Frequently Asked Questions
What devices actually use a USB Type-B connector, and will this cable work with them?
USB Type-B is the square-ish connector used on the device side of printers, scanners, MIDI interfaces, and some older external hard drives and audio interfaces. If your device has that square port, this cable connects it directly to any USB-A port on a PC or Mac. It's one of the most common peripheral connection standards still in active use.
Does USB 2.0 create a bottleneck for printer or scanner data transfer?
For the vast majority of printing and scanning tasks, no. USB 2.0's 480 Mbps theoretical throughput far exceeds what a printer's processing pipeline or a flatbed scanner's actual scan rate can push through the cable. The bottleneck in a print or scan job is always the device, not the USB 2.0 bus on a cable this length.

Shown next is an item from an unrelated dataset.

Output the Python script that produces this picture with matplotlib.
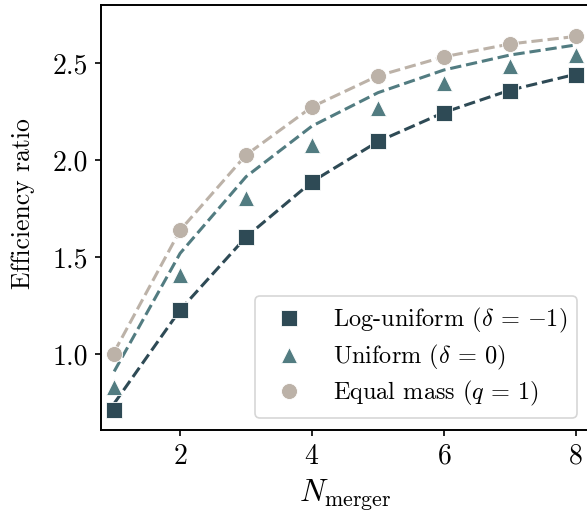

Why does wire gauge matter on a USB cable, and what do 28/24AWG mean here?
The two gauges serve different conductors. The 28AWG data wires carry signal — thinner is fine because data currents are tiny. The 24AWG power conductors carry the 5V bus power to the connected device — heavier gauge reduces resistive voltage drop over the cable length, ensuring the device receives clean power. The 28/24 split is the correct specification for USB 2.0 compliance and is better than cheaper cables that use 28AWG for everything.
Does shielding on this cable actually matter for a printer connection?
In a home or office environment with moderate RF interference (WiFi routers, Bluetooth, fluorescent lighting), shielding on a USB data cable prevents bit errors and connection dropouts. At 3 feet you're unlikely to notice the difference under normal conditions, but the shielding is meaningful if the cable runs near power supplies, switching equipment, or dense wireless environments.
Is this compatible with USB 3.0 ports?
USB is backward-compatible, so this cable will work in a USB 3.0 or USB 3.1 port — the port will negotiate down to USB 2.0 speeds. Since USB Type-B devices are almost universally USB 2.0 devices themselves, this creates no practical limitation.